_Short task:_ Under this line sits a listing. Repeat exactly and only its lines from the one holding "Clone this diagram in TikZ." through the one holding "(8,6) rectangle (1153,695);"; skip pictures.

_Provided entries:_
--

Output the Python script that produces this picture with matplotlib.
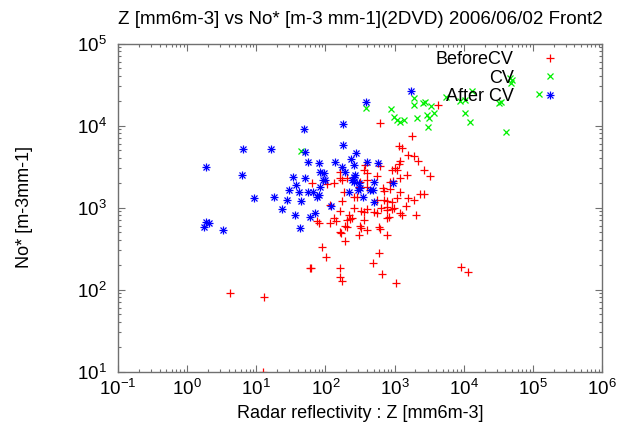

--

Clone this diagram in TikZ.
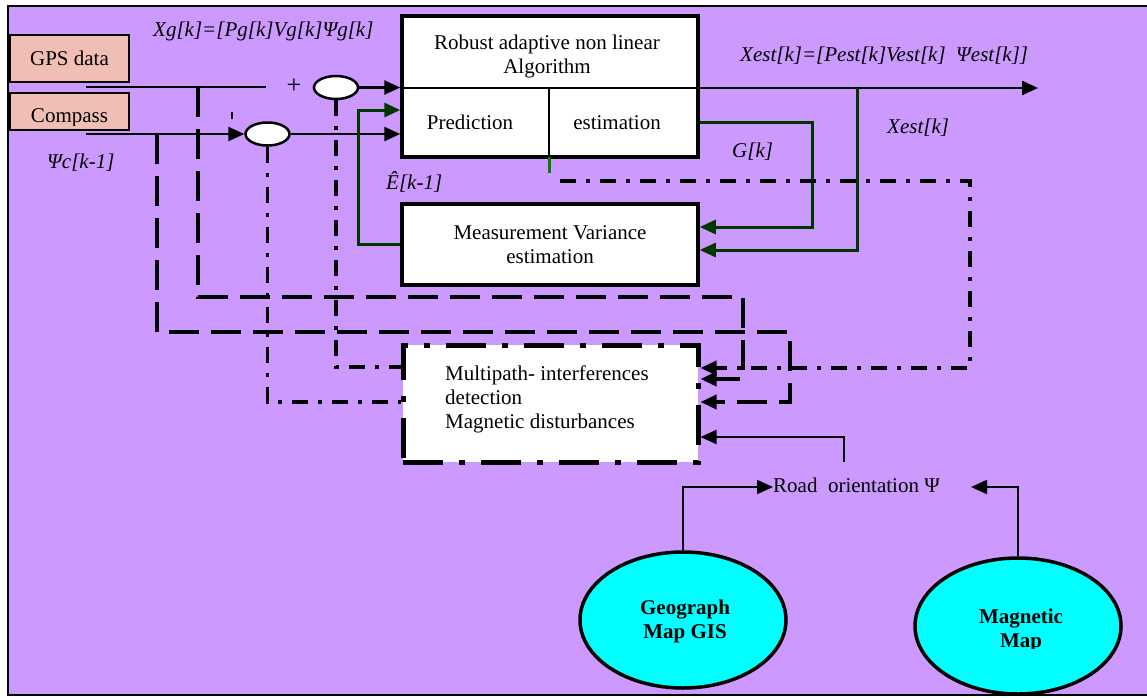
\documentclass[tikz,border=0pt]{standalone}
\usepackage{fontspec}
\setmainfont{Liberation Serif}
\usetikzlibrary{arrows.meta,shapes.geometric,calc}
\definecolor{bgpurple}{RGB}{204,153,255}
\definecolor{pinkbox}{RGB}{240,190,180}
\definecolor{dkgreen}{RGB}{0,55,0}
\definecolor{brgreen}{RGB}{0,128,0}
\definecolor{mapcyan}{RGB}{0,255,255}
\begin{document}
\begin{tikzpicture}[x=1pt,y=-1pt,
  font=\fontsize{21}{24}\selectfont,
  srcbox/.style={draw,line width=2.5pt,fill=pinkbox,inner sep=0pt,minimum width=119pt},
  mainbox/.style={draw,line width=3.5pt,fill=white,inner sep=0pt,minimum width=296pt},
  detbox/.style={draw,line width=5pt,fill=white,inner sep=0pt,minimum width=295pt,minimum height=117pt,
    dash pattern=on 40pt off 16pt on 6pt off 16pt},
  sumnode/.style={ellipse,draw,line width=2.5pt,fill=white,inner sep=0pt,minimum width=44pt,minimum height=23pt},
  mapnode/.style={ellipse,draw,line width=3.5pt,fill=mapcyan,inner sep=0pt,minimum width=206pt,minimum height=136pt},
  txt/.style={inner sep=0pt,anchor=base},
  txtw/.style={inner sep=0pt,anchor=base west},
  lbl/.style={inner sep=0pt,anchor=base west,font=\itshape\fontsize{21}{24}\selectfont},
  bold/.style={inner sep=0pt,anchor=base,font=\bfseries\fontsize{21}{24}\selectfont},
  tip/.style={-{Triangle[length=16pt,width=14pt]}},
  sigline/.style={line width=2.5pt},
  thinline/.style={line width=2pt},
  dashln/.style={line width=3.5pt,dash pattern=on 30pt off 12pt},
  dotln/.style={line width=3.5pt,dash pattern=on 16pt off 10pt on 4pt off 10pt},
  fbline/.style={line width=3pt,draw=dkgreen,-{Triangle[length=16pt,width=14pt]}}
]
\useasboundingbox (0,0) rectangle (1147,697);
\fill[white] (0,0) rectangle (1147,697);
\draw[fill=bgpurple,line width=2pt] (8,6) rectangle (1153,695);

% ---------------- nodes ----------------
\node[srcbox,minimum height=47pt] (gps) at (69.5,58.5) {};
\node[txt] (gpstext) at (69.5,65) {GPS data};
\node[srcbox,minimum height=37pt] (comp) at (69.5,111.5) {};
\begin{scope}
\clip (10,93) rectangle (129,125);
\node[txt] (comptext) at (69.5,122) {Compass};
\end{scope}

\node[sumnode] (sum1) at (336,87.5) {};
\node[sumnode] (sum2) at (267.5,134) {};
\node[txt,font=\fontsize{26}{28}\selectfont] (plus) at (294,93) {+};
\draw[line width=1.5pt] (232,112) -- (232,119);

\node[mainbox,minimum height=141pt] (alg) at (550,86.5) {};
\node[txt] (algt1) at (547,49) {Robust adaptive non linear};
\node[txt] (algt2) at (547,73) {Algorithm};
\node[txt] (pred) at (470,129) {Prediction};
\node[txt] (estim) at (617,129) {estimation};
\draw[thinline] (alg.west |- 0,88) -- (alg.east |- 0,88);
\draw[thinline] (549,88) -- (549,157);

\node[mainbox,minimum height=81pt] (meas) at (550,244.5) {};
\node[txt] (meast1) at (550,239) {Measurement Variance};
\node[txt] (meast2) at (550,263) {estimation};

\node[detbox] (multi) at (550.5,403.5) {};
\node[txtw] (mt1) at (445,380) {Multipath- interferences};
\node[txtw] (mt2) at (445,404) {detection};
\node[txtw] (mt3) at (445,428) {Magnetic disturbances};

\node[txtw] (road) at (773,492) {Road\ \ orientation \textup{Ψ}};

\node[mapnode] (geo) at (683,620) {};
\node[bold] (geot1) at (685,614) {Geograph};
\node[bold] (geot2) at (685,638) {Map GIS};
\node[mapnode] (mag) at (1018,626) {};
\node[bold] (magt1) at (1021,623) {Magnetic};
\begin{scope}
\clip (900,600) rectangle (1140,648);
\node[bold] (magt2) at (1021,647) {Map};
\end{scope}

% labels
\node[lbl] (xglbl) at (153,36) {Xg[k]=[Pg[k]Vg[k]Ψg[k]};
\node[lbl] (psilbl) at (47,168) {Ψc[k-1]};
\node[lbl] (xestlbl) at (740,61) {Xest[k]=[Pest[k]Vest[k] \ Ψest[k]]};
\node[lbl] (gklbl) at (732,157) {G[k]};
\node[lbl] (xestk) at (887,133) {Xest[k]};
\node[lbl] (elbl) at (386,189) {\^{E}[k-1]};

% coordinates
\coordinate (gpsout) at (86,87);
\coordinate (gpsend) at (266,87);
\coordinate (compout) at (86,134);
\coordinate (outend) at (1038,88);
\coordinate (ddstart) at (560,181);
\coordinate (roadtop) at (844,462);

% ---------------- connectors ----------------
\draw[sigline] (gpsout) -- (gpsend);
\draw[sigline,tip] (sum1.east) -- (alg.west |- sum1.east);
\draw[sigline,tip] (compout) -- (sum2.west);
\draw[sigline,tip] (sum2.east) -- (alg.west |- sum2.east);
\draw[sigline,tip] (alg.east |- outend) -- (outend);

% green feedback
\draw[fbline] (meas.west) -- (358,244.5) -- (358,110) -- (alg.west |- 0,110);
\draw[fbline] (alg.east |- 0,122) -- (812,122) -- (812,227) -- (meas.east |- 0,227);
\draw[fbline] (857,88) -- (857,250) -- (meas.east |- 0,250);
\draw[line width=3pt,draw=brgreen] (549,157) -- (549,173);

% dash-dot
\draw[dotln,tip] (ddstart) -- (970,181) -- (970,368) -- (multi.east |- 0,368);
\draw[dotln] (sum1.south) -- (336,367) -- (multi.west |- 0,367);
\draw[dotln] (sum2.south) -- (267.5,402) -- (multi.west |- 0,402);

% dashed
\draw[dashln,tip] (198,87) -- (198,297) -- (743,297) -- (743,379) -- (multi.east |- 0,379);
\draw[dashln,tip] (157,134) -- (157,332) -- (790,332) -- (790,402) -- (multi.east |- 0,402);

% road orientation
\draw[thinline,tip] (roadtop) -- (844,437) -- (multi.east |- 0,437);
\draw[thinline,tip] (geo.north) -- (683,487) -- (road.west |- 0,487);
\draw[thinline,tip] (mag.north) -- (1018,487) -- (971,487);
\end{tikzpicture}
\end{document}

--

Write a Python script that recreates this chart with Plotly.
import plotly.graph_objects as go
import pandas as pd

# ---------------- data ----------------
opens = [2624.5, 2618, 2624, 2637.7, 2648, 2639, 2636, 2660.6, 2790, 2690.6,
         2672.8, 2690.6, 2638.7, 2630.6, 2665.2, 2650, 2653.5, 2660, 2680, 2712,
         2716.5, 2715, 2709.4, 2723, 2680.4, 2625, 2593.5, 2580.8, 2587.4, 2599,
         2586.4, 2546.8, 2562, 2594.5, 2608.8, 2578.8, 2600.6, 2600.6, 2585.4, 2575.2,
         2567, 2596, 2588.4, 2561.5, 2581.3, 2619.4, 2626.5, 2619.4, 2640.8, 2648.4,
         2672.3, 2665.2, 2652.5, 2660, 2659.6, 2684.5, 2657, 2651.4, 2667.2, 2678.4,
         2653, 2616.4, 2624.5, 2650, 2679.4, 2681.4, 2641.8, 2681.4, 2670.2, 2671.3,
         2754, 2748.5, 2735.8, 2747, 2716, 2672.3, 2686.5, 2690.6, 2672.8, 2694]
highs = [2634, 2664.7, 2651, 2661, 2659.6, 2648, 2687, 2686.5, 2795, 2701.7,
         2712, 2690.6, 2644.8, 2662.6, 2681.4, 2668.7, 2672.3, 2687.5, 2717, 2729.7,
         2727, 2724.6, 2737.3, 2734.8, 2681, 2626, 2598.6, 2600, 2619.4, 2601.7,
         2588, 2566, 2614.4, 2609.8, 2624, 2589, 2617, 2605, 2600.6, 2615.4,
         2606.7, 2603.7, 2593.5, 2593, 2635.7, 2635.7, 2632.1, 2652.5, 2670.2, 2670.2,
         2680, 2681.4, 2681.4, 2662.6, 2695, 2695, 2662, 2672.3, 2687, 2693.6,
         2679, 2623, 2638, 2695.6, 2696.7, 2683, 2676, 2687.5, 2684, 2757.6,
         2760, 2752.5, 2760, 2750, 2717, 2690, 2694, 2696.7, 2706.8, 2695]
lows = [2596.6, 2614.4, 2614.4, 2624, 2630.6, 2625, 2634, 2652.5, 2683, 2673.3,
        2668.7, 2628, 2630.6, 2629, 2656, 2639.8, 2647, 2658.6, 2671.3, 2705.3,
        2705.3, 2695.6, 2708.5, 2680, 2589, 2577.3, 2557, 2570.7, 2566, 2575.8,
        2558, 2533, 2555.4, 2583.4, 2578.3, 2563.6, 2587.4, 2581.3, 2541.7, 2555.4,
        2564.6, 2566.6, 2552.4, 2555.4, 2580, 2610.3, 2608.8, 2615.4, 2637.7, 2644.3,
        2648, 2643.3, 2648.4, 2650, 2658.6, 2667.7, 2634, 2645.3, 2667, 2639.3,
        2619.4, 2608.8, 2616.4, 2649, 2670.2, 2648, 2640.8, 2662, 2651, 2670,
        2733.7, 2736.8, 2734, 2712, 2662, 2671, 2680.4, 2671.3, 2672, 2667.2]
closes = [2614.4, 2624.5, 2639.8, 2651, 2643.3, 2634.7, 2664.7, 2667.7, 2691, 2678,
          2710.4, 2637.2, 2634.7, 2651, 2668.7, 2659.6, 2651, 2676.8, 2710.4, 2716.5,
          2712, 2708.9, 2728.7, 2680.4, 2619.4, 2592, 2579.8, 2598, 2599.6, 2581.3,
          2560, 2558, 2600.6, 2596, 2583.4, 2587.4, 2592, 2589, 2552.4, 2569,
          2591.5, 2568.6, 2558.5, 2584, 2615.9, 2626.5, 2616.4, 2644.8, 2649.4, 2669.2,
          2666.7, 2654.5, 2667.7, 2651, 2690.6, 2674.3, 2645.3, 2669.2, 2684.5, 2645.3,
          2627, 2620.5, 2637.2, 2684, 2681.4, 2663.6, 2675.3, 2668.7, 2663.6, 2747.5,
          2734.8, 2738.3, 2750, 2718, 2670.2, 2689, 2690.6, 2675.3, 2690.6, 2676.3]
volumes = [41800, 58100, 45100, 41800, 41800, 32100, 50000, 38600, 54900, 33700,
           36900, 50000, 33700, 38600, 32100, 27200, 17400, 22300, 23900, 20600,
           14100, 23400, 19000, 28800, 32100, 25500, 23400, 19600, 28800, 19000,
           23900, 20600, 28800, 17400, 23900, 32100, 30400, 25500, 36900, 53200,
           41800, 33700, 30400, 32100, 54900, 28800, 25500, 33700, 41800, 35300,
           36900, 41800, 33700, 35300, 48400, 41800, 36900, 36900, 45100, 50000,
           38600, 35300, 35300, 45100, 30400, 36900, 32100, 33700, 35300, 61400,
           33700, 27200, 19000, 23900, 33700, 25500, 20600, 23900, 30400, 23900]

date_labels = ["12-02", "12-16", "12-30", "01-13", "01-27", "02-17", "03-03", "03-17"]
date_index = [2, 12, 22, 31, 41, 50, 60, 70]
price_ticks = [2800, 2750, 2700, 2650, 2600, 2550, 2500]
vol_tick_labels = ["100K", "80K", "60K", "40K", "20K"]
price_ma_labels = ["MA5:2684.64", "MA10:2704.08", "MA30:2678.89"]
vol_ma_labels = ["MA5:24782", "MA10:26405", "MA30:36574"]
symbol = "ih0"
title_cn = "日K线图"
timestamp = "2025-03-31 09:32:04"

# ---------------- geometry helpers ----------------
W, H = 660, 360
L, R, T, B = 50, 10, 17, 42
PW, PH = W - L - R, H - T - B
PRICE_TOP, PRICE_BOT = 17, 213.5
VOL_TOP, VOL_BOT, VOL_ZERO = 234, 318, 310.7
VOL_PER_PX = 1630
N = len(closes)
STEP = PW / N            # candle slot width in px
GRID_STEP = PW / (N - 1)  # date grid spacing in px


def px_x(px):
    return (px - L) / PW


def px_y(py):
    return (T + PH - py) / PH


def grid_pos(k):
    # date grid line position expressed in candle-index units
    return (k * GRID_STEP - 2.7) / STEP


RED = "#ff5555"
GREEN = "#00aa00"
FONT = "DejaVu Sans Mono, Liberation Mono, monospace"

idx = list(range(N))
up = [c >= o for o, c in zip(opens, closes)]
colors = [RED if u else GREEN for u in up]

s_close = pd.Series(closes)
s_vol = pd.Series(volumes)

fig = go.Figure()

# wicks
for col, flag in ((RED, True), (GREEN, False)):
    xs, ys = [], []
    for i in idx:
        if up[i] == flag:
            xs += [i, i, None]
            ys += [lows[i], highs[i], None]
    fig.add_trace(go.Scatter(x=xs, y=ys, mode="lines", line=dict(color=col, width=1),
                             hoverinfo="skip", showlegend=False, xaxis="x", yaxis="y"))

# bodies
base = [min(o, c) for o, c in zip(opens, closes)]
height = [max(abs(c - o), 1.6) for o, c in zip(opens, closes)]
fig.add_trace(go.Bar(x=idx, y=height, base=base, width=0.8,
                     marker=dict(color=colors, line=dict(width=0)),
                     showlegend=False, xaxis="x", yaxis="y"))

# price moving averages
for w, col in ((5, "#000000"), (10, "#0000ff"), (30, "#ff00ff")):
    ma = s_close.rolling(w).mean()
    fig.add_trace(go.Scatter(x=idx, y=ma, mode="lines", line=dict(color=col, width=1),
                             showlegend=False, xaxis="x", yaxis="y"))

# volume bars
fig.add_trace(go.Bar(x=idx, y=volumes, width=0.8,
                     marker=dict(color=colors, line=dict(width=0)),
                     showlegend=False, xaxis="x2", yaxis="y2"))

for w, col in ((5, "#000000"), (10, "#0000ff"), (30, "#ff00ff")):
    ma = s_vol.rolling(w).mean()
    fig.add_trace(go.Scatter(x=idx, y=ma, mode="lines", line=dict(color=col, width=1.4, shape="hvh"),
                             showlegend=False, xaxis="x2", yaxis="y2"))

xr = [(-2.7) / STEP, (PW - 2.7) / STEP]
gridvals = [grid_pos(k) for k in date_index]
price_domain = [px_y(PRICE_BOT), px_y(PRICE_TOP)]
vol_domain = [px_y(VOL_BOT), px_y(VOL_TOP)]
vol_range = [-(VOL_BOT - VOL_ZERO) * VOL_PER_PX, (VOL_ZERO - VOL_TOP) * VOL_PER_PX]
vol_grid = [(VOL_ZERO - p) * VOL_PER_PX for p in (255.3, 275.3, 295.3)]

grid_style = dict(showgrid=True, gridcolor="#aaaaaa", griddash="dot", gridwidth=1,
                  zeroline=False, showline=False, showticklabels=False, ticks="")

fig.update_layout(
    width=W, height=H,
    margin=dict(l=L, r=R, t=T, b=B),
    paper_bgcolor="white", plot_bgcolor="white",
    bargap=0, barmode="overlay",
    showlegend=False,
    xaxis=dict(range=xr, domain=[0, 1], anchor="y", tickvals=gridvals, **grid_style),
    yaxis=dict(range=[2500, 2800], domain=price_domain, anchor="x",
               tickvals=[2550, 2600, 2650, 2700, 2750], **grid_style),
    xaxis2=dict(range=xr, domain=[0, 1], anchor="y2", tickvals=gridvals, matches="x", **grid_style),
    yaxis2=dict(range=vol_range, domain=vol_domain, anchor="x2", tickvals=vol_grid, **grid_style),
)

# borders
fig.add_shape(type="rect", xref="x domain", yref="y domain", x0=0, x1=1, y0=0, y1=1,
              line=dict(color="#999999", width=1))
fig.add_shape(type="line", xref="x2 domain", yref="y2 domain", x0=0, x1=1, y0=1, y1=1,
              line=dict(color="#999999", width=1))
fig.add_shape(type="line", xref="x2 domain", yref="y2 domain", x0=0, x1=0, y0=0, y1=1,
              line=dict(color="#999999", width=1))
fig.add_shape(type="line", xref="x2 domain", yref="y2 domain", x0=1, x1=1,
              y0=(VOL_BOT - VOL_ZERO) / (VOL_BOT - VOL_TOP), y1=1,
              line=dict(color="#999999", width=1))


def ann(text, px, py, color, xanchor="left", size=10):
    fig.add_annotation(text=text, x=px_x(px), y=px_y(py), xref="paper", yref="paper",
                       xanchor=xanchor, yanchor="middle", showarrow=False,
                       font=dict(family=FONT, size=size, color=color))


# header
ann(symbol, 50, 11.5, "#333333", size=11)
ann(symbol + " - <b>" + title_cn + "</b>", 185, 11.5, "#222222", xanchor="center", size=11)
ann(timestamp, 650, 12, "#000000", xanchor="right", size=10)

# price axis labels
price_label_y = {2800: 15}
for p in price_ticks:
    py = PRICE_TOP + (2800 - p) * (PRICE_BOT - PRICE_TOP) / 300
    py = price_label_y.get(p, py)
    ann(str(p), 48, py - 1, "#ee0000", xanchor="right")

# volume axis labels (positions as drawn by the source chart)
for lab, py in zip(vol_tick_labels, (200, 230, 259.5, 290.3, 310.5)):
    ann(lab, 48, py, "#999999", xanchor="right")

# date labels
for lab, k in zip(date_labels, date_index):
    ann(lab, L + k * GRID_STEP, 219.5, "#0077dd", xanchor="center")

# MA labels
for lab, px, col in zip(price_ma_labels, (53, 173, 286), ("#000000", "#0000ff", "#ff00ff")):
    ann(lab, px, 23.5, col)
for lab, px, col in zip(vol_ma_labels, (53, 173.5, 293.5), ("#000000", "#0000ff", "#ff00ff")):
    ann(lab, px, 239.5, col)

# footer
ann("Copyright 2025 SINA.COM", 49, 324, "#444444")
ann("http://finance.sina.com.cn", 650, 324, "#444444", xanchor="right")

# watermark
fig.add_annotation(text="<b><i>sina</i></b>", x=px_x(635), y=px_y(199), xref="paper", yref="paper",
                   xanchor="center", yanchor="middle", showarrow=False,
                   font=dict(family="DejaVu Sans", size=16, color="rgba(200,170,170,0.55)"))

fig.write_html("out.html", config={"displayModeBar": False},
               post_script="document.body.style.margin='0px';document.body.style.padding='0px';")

--

_Exercise answer:_
Clone this diagram in TikZ.
\documentclass[tikz,border=0pt]{standalone}
\usepackage{fontspec}
\setmainfont{Liberation Serif}
\usetikzlibrary{arrows.meta,shapes.geometric,calc}
\definecolor{bgpurple}{RGB}{204,153,255}
\definecolor{pinkbox}{RGB}{240,190,180}
\definecolor{dkgreen}{RGB}{0,55,0}
\definecolor{brgreen}{RGB}{0,128,0}
\definecolor{mapcyan}{RGB}{0,255,255}
\begin{document}
\begin{tikzpicture}[x=1pt,y=-1pt,
  font=\fontsize{21}{24}\selectfont,
  srcbox/.style={draw,line width=2.5pt,fill=pinkbox,inner sep=0pt,minimum width=119pt},
  mainbox/.style={draw,line width=3.5pt,fill=white,inner sep=0pt,minimum width=296pt},
  detbox/.style={draw,line width=5pt,fill=white,inner sep=0pt,minimum width=295pt,minimum height=117pt,
    dash pattern=on 40pt off 16pt on 6pt off 16pt},
  sumnode/.style={ellipse,draw,line width=2.5pt,fill=white,inner sep=0pt,minimum width=44pt,minimum height=23pt},
  mapnode/.style={ellipse,draw,line width=3.5pt,fill=mapcyan,inner sep=0pt,minimum width=206pt,minimum height=136pt},
  txt/.style={inner sep=0pt,anchor=base},
  txtw/.style={inner sep=0pt,anchor=base west},
  lbl/.style={inner sep=0pt,anchor=base west,font=\itshape\fontsize{21}{24}\selectfont},
  bold/.style={inner sep=0pt,anchor=base,font=\bfseries\fontsize{21}{24}\selectfont},
  tip/.style={-{Triangle[length=16pt,width=14pt]}},
  sigline/.style={line width=2.5pt},
  thinline/.style={line width=2pt},
  dashln/.style={line width=3.5pt,dash pattern=on 30pt off 12pt},
  dotln/.style={line width=3.5pt,dash pattern=on 16pt off 10pt on 4pt off 10pt},
  fbline/.style={line width=3pt,draw=dkgreen,-{Triangle[length=16pt,width=14pt]}}
]
\useasboundingbox (0,0) rectangle (1147,697);
\fill[white] (0,0) rectangle (1147,697);
\draw[fill=bgpurple,line width=2pt] (8,6) rectangle (1153,695);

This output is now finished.